I’ve had kind of a rough month. My working vacation at the beginning of April turned into more vacation and not so much working. Which was fine as far as recharging the batteries and having fun, but left me with a pile of stuff to finish when I returned.
Living out of a host of hotels up and down I-95 for the past few weeks left Ashley particularly clingy; I’ve spent a disproportionate amount of time holding her, at the expense of housework, work or any sort of social life. To add to it all, I’m trying to transition her into her own sleeping space (we’ve been co-sleeping for at least half the night, every night). Ironically, when she’s sleeping on her own, I’ll get a lot more sleep but the interim brings a lot more sleepness nights. (Just when I grew accustomed to five hours being a “good night’s sleep!”)
Enough whining, I promise. It gets better. And it got better. Because I remembered a very important writing rule: Writing breeds writing.
I had fallen out of the groove. I felt like everything I wrote was garbage, I had no ideas, and couldn’t put a sentence together. Finally, yesterday morning, I popped in a Baby Einstein DVD for Ashley and promised myself I’d just write one blog post. I put up a short post for www.paintballsportsmag.com. Don’t worry; I’ll wait while you go read it if paintball is your thing and you’re so inclined.
See? It’s not my best work, but it’s informative, short and useful, and the editor liked it. From there, I did some work on another blog project, finished a review of the Cushi Tush infant seat for Babies Online, and by the end of the night, I felt like my writing wasn’t half-bad anymore. I had also gotten considerably faster.
I’ve been doing this a long time, and it’s the same story every time. Not writing feeds on itself. If you don’t make that commitment to sit at your keyboard and produce something, not writing becomes the habit.
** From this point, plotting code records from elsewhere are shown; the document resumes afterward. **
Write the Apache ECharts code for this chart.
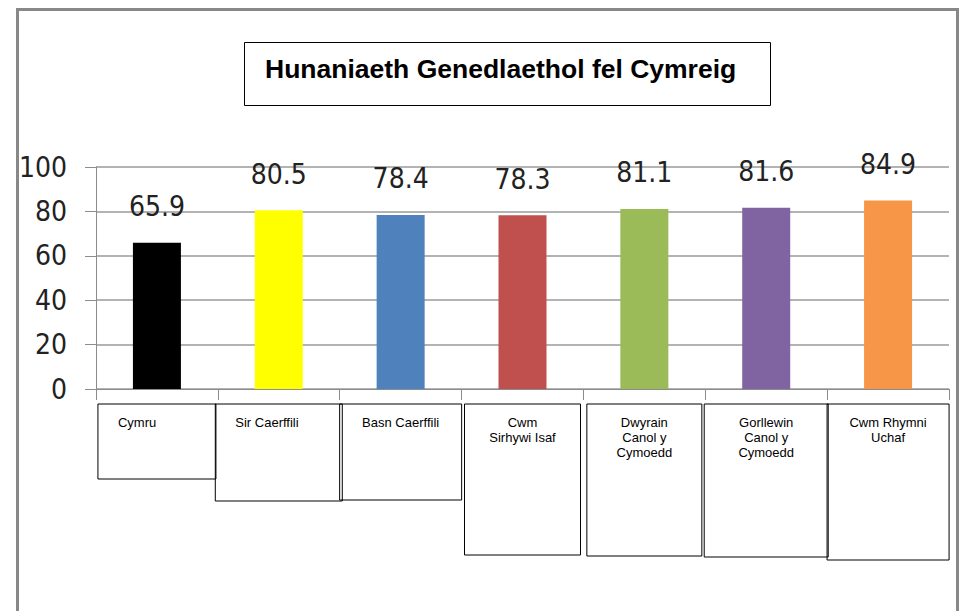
<!DOCTYPE html>
<html>
<head>
<meta charset="utf-8">
<script src="https://cdn.jsdelivr.net/npm/echarts@6/dist/echarts.min.js"></script>
<style>
  html, body { margin: 0; padding: 0; background: #fff; }
  #main { width: 959px; height: 611px; }
</style>
</head>
<body>
<div id="main"></div>
<script>
// data
const titleText = 'Hunaniaeth Genedlaethol fel Cymreig'
const categories = ['Cymru', 'Sir Caerffili', 'Basn Caerffili', 'Cwm Sirhywi Isaf',
  'Dwyrain Canol y Cymoedd', 'Gorllewin Canol y Cymoedd', 'Cwm Rhymni Uchaf']
const labelLines = [
  ['Cymru'],
  ['Sir Caerffili'],
  ['Basn Caerffili'],
  ['Cwm', 'Sirhywi Isaf'],
  ['Dwyrain', 'Canol y', 'Cymoedd'],
  ['Gorllewin', 'Canol y', 'Cymoedd'],
  ['Cwm Rhymni', 'Uchaf']
]
const values = [65.9, 80.5, 78.4, 78.3, 81.1, 81.6, 84.9]
const barColors = ['#000000', '#ffff00', '#4f81bd', '#c0504d', '#9bbb59', '#8064a2', '#f79646']
const yTicks = [0, 20, 40, 60, 80, 100]

// label box look (sizes only, not data)
const boxWidth = [118, 127, 122, 116, 115, 124, 122]
const boxHeight = [75, 97, 96, 151, 152, 153, 156]
const boxAlign = ['left', 'left', 'center', 'center', 'center', 'center', 'center']

const numFont = '"Liberation Sans Narrow", "DejaVu Sans Condensed", sans-serif'
const LINE_H = 15
const PAD_TOP = 11

const rich = {}
categories.forEach((c, i) => {
  rich['t' + i] = {
    fontSize: 13,
    lineHeight: LINE_H,
    color: '#000',
    fontFamily: 'Liberation Sans, Arial, sans-serif',
    align: boxAlign[i],
    padding: boxAlign[i] === 'left' ? [0, 0, 0, 20] : 0
  }
  rich['f' + i] = {
    width: boxWidth[i],
    lineHeight: boxHeight[i] - PAD_TOP - labelLines[i].length * LINE_H,
    fontSize: 1
  }
})

const chart = echarts.init(document.getElementById('main'), null, { renderer: 'svg' })

const option = {
  animation: false,
  backgroundColor: '#fff',
  title: {
    text: titleText,
    left: 244,
    top: 42,
    padding: [12, 35, 22, 21],
    borderColor: '#000',
    borderWidth: 1,
    textStyle: {
      fontFamily: 'Liberation Sans, Arial, sans-serif',
      fontWeight: 'bold',
      fontSize: 26.5,
      lineHeight: 30,
      color: '#000'
    }
  },
  graphic: [{
    type: 'rect',
    silent: true,
    z: -1,
    shape: { x: 17.5, y: 9.5, width: 940, height: 700 },
    style: { fill: 'none', stroke: '#888', lineWidth: 3 }
  }],
  grid: {
    left: 96,
    right: 10,
    top: 167,
    bottom: 222,
    containLabel: false,
    outerBoundsMode: 'none'
  },
  xAxis: {
    type: 'category',
    data: categories,
    axisLine: { show: true, lineStyle: { color: '#8c8c8c', width: 1 } },
    axisTick: { show: true, length: 11, lineStyle: { color: '#8c8c8c' } },
    axisLabel: {
      interval: 0,
      margin: 15,
      padding: [PAD_TOP, 0, 0, 0],
      borderColor: '#000',
      borderWidth: 1,
      rich: rich,
      formatter: (v, i) => labelLines[i].map(s => '{t' + i + '|' + s + '}').join('\n') + '\n{f' + i + '| }'
    }
  },
  yAxis: {
    type: 'value',
    min: 0,
    max: 100,
    interval: 20,
    axisLine: { show: true, lineStyle: { color: '#8c8c8c', width: 1 } },
    axisTick: { show: true, length: 11, lineStyle: { color: '#8c8c8c' } },
    splitLine: { lineStyle: { color: '#9a9a9a', width: 1.5 } },
    axisLabel: {
      margin: 29,
      fontSize: 28,
      fontFamily: numFont,
      color: '#222',
      formatter: v => yTicks.includes(v) ? String(v) : ''
    }
  },
  series: [{
    type: 'bar',
    barWidth: 48,
    data: values.map((v, i) => ({ value: v, itemStyle: { color: barColors[i] } })),
    label: {
      show: true,
      position: 'top',
      distance: 22,
      fontSize: 28,
      fontFamily: numFont,
      color: '#222',
      formatter: p => p.value.toFixed(1)
    }
  }]
}

chart.setOption(option)
</script>
</body>
</html>
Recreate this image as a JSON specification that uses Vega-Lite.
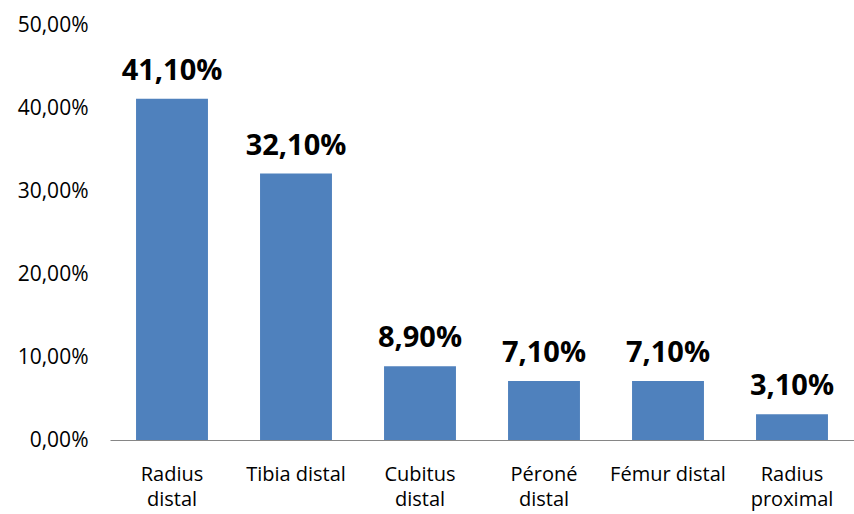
{
  "$schema": "https://vega.github.io/schema/vega-lite/v6.json",
  "autosize": "none",
  "padding": {"left": 110, "top": 25, "right": 0, "bottom": 74},
  "width": 744,
  "height": 415,
  "background": "white",
  "config": {
    "view": {"stroke": null},
    "locale": {"number": {"decimal": ",", "thousands": ".", "grouping": [3], "currency": ["", " €"]}},
    "font": "Open Sans"
  },
  "data": {
    "values": [
      {"site": "Radius distal", "value": 0.411},
      {"site": "Tibia distal", "value": 0.321},
      {"site": "Cubitus distal", "value": 0.089},
      {"site": "Péroné distal", "value": 0.071},
      {"site": "Fémur distal", "value": 0.071},
      {"site": "Radius proximal", "value": 0.031}
    ]
  },
  "encoding": {
    "x": {
      "field": "site", "type": "nominal", "sort": null,
      "scale": {"paddingInner": 0.42, "paddingOuter": 0.21},
      "axis": {
        "title": null, "labelAngle": 0, "ticks": false, "domainColor": "#868686", "domainWidth": 1,
        "labelFontSize": 20, "labelColor": "#000000", "labelPadding": 40, "labelLineHeight": 25,
        "labelFont": "Open Sans", "labelBaseline": "alphabetic", "labelFontWeight": "normal",
        "labelExpr": "datum.value == 'Tibia distal' || datum.value == 'Fémur distal' ? datum.value : split(datum.value, ' ')"
      }
    },
    "y": {
      "field": "value", "type": "quantitative",
      "scale": {"domain": [0, 0.5], "nice": false},
      "axis": {
        "title": null, "values": [0, 0.1, 0.2, 0.3, 0.4, 0.5], "format": ".2%",
        "grid": false, "domain": false, "ticks": false, "labelPadding": 22,
        "labelFontSize": 21, "labelColor": "#000000", "labelFont": "Open Sans", "labelFontWeight": "normal"
      }
    }
  },
  "layer": [
    {"mark": {"type": "bar", "color": "#4F81BD"}},
    {
      "mark": {"type": "text", "baseline": "alphabetic", "dy": -19, "fontSize": 29, "fontWeight": "bold", "color": "#000000", "font": "Open Sans"},
      "encoding": {"text": {"field": "value", "type": "quantitative", "format": ".2%"}}
    }
  ]
}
However, writing does the same. And beating writer’s block really is that easy.
Here’s the six-figure secret to becoming a full-time freelance writer: Just sit down and write.
You will probably think what you created was awful. It might be. Or maybe it won’t.
If you’re really unsure, send it to a trusted friend or colleague. If you need a boost in confidence, send it to your mom. The point is, you will have written! And as you write, it gets easier. As you don’t write, it gets harder and harder to begin. So just take that step.
Some people might ask, “Do e-mails count?” Here’s my answer: They count if they count. I use e-mail as such a basic part of my existence, I don’t mentally count them as “writing.” Some people do, and say writing an e-mail is a great way to beat writer’s block. It’s never worked for me but if it works for you, then yes, it counts. If a 140-character Twitter post gets you out of the funk, more power to you!
In more than two decades as a paid writer, this has worked for me every single time. The problem is, when you’re in that funk and can’t write, the obvious answer (to write) doesn’t seem so obvious. I know it’s not for me, until I do it, and then I say, “Why didn’t I do this earlier instead of wallowing in misery.
Post this on your wall as a reminder, if it helps. You can do it!